Here’s an example of a SPARQL Query that automatically treats a Google Spreadsheet about Intel CPUs as just another structured data source:

DEFINE get:soft "soft"PREFIX cpu: <https://docs.google.com/spreadsheets/d/1NmrGjc8pcgh1S_0mFNABiQpSNjY6Jxm1lAOmcxHaldg/export?format=csv#>
PREFIX dsn: <https://docs.google.com/spreadsheets/d/1NmrGjc8pcgh1S_0mFNABiQpSNjY6Jxm1lAOmcxHaldg/export?format=csv>SELECT DISTINCT ?s AS ?processorID xsd:string(?model) AS ?modelName ?cores IRI(?amazonUrl)
FROM dsn: 
WHERE {
       ?s cpu:Model ?model ;
          cpu:Cores ?cores ;
          cpu:Amazon_Link ?amazonUrl .
       FILTER (CONTAINS(STR(?amazonUrl),"https:"))
      }

The end product is an HTML document (by default; other formats may be requested by various means) equipped with hyperlinks functioning as Super Keys for deeper data exploration and navigation, enabling serendipitous discovery of other related data (locally or across an HTTP-based network like the Web).

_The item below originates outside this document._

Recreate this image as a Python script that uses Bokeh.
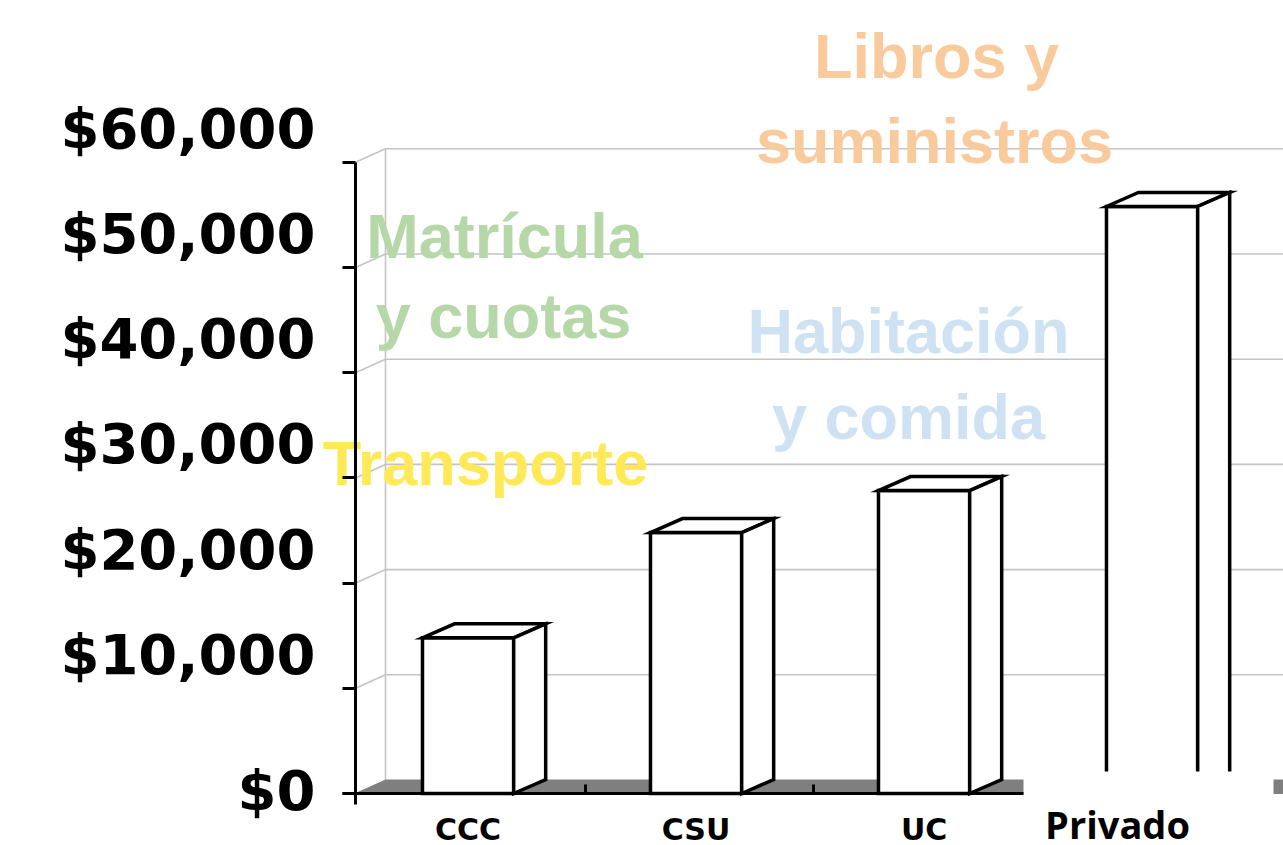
from bokeh.plotting import figure
from bokeh.models import Range1d, FixedTicker, LinearAxis, Label
from bokeh.embed import file_html
from bokeh.resources import INLINE

# ---------------- data ----------------
categories = ["CCC", "CSU", "UC", "Privado"]
costs = [14800, 24800, 28800, 55800]
y_ticks = [0, 10000, 20000, 30000, 40000, 50000, 60000]
y_tick_labels = ["$0", "$10,000", "$20,000", "$30,000", "$40,000", "$50,000", "$60,000"]
overlay_texts = ["Libros y", "suministros", "Matrícula", "y cuotas",
                 "Habitación", "y comida", "Transporte"]
overlay_colors = ["#F9CB9C", "#F9CB9C", "#B6D7A8", "#B6D7A8",
                  "#CFE2F3", "#CFE2F3", "#FFE957"]

# ---------------- geometry / style ----------------
W, H = 1283, 845
PX_X = 228.0            # px per category
PX_Y = 105.2 / 10000.0  # px per dollar

def sx(px):   # reference pixel -> category units
    return (px - 357) / PX_X

def sy(py):   # reference pixel -> dollars
    return (793 - py) / PX_Y

x_start, x_end = sx(0), sx(W)
y_start, y_end = sy(H), sy(0)

BAR_L, BAR_R = 0.285, 0.685
DX, DY = 32 / PX_X, 14 / PX_Y
WALL_DX, WALL_DY = 30 / PX_X, 13.5 / PX_Y
axis_x = sx(355)

p = figure(width=W, height=H, output_backend="svg", toolbar_location=None,
           x_range=Range1d(x_start, x_end), y_range=Range1d(y_start, y_end),
           min_border=0, min_border_left=0, min_border_right=0,
           min_border_top=0, min_border_bottom=0)
p.outline_line_color = None
p.grid.visible = False
p.background_fill_color = "white"

# back wall / floor
wall_x = axis_x + WALL_DX
grid_xs, grid_ys = [], []
for v in y_ticks[1:]:
    grid_xs.append([axis_x, wall_x, x_end])
    grid_ys.append([v, v + WALL_DY, v + WALL_DY])
p.multi_line(grid_xs, grid_ys, line_color="#c4c4c4", line_width=1.6)
p.line([wall_x, wall_x], [WALL_DY, y_ticks[-1] + WALL_DY], line_color="#c4c4c4", line_width=1.6)
p.patch([axis_x, wall_x, x_end, x_end], [0, WALL_DY, WALL_DY, 0],
        fill_color="#7f7f7f", line_color="#7f7f7f", line_width=1)

# overlay texts
pos = [(936, 55), (934, 140), (504, 235), (503, 315), (908, 330), (908, 416), (485, 462)]
for t, c, (px, py) in zip(overlay_texts, overlay_colors, pos):
    p.add_layout(Label(x=sx(px), y=sy(py), text=t, text_align="center",
                       text_baseline="alphabetic", text_font="Liberation Sans",
                       text_font_style="bold", text_font_size="63px", text_color=c,
                       level="glyph"))

# bars
idx = list(range(len(categories)))
lefts = [i + BAR_L for i in idx]
rights = [i + BAR_R for i in idx]
p.quad(left=lefts, right=rights, bottom=0, top=costs,
       fill_color="white", line_color="black", line_width=3.5, line_join="miter")
top_xs = [[l, l + DX, r + DX, r] for l, r in zip(lefts, rights)]
top_ys = [[c, c + DY, c + DY, c] for c in costs]
p.patches(top_xs, top_ys, fill_color="white", line_color="black", line_width=3.5, line_join="miter")
side_xs = [[r, r + DX, r + DX, r] for r in rights]
side_ys = [[0, DY, c + DY, c] for c in costs]
p.patches(side_xs, side_ys, fill_color="white", line_color="black", line_width=3.5, line_join="miter")

# white box hiding the bottom of the last bar (label box)
p.quad(left=sx(1023), right=sx(1273), bottom=y_start, top=sy(771),
       fill_color="white", line_color=None)

# x axis (drawn at $0)
centers = [i + (BAR_L + BAR_R) / 2 for i in idx[:-1]]
xa = p.xaxis[0]
xa.fixed_location = 0
xa.ticker = FixedTicker(ticks=centers, minor_ticks=idx[1:3])
xa.major_label_overrides = {c: lab for c, lab in zip(centers, categories)}
xa.major_tick_in = 0
xa.major_tick_out = 0
xa.minor_tick_in = 9
xa.minor_tick_out = 0
xa.minor_tick_line_width = 3
xa.axis_line_width = 3
xa.axis_line_color = "black"
xa.bounds = (sx(342), sx(1023))
xa.major_label_text_font = "DejaVu Sans"
xa.major_label_text_font_style = "bold"
xa.major_label_text_font_size = "30px"
xa.major_label_text_color = "black"
xa.major_label_standoff = 18

# Privado label (different font, in its own box)
p.add_layout(Label(x=sx(1117), y=sy(823), text=categories[3], text_align="center",
                   text_baseline="alphabetic", text_font="Open Sans", text_font_style="bold",
                   text_font_size="38px", text_color="black"))

# y axis (ticks + line)
ya = p.yaxis[0]
ya.fixed_location = axis_x
ya.ticker = FixedTicker(ticks=y_ticks)
ya.major_label_overrides = {t: "" for t in y_ticks}
ya.major_label_text_font_size = "1px"
ya.major_label_standoff = 0
ya.major_tick_out = 13
ya.major_tick_in = 0
ya.major_tick_line_width = 3
ya.axis_line_width = 3
ya.axis_line_color = "black"
ya.minor_tick_line_color = None
ya.bounds = (sy(804), y_ticks[-1])

# y tick labels (drawn slightly above their ticks, as in the reference)
shift = 34 / PX_Y
p.extra_y_ranges = {"lab": Range1d(y_start - shift, y_end - shift)}
lab_ticks = [t if t != 0 else 3 / PX_Y - shift for t in y_ticks]
la = LinearAxis(y_range_name="lab", ticker=FixedTicker(ticks=lab_ticks), fixed_location=axis_x)
la.major_label_overrides = {t: s for t, s in zip(lab_ticks, y_tick_labels)}
la.axis_line_color = None
la.major_tick_line_color = None
la.minor_tick_line_color = None
la.major_tick_out = 0
la.major_tick_in = 0
la.minor_tick_out = 0
la.minor_tick_in = 0
la.major_label_text_font = "DejaVu Sans"
la.major_label_text_font_style = "bold"
la.major_label_text_font_size = "56px"
la.major_label_text_color = "black"
la.major_label_standoff = 40
p.add_layout(la, "left")

open("out.html", "w").write(file_html(p, INLINE))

Here are some sample live links:

Other Live Examples

Looking at a StackOverflow post about DBpedia SPARQL Endpoint — Basic Metadata Document or Faceted-Browsing-oriented Metadata Document (which provides pathways to other questions and answers related information in the underlying Virtuoso RDBMS instance)
Looking at a Forbes article about venture capital firm Andreessen Horowitz — Basic Metadata Document or Faceted Browsing oriented Metadata Document
Looking at an HTML document about Unix Philosophy and its impact on computing today — Basic Metadata Document or Faceted Browsing oriented Metadata Document
Looking at a Google Spreadsheet about Intel CPUs portfolio — Basic Metadata Document or Faceted Browsing oriented Metadata Document
Looking at an Ontology (Data Dictionary) generated from Google Spreadsheet content — Faceted Browsing oriented Metadata Document
Looking at a Description of an Individual or Instance — associated with one of the Entity Types (Classes) from the generated Ontology

Conclusion

The ubiquity of the Web and its profound impact on Internet usability and accessibility is not accidental. It is the product of a well designed solution to data access and integration based on the principle of deceptive simplicity, courtesy of hyperlinks functioning as powerful enablers of data access and data representation.

Our Sponger middleware brings all of the magic of webby structured data representation and access to your existing HTTP, ODBC, JDBC, ADO.NET, OLE-DB, and XMLA compliant applications and services. Basically, every HTTP-accessible document has become a usable structured data source, lying in wait for full exploitation by current and future digital transformation initiatives aimed at optimizing personal and organization-wide agility.

Existing tools for producing Analytics Dashboards, Performance Indicator Reports, and other personal productivity enhancers immediately morph into launch-points for exploring intelligent Knowledge Graphs automatically derived from your own document repositories and databases.